Day one down. Only have a couple hundred more days. The Bible equals one big book.

A Resolution Project

The Bible in a year.
Seems like every December, I have the same idea. Read through the Bible starting January 1st. But needless to say, I never do it. Ever. I’m like oh and twenty-eight. I’m the Detroit Lions of Bible reading plans. I think the best I ever did was when I was in seventh or eighth grade. Made it all the way through Kings I think. Which is kinda pathetic that the fourteen-year-old-me was actually more disciplined than the almost-thirty-me.

Now, I work for a not-for-profit that’s sole goal is to get people to read the Bible. Which, I do…most days. OK. Some days.

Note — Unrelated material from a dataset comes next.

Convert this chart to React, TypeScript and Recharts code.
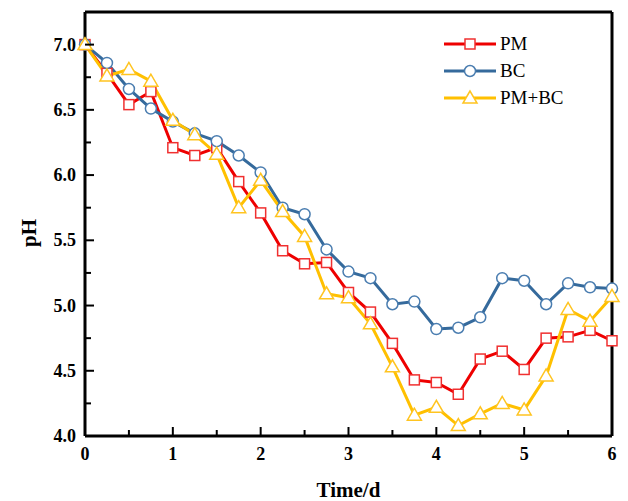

But I want this year to be different. I want to read through this book in a year. But not as someone that went to a Bible college. Not as a so called “mature” Christian. No, I want to try and see it through “new” eyes. I want to absorb it the same way I read Too Late the Phalarope… uh, the first time I read it. I want the stories to feel fresh and new. This will be hard. But I think it will be rewarding.

This blog will be an attempt to document what I see, feel, learn and when I get frustrated. But people say that the Bible is God communicating to us… to me. I want to see how that really works. How is that possible? How does that relationship grow and develop?

And who knows, I might write some funny stuff too.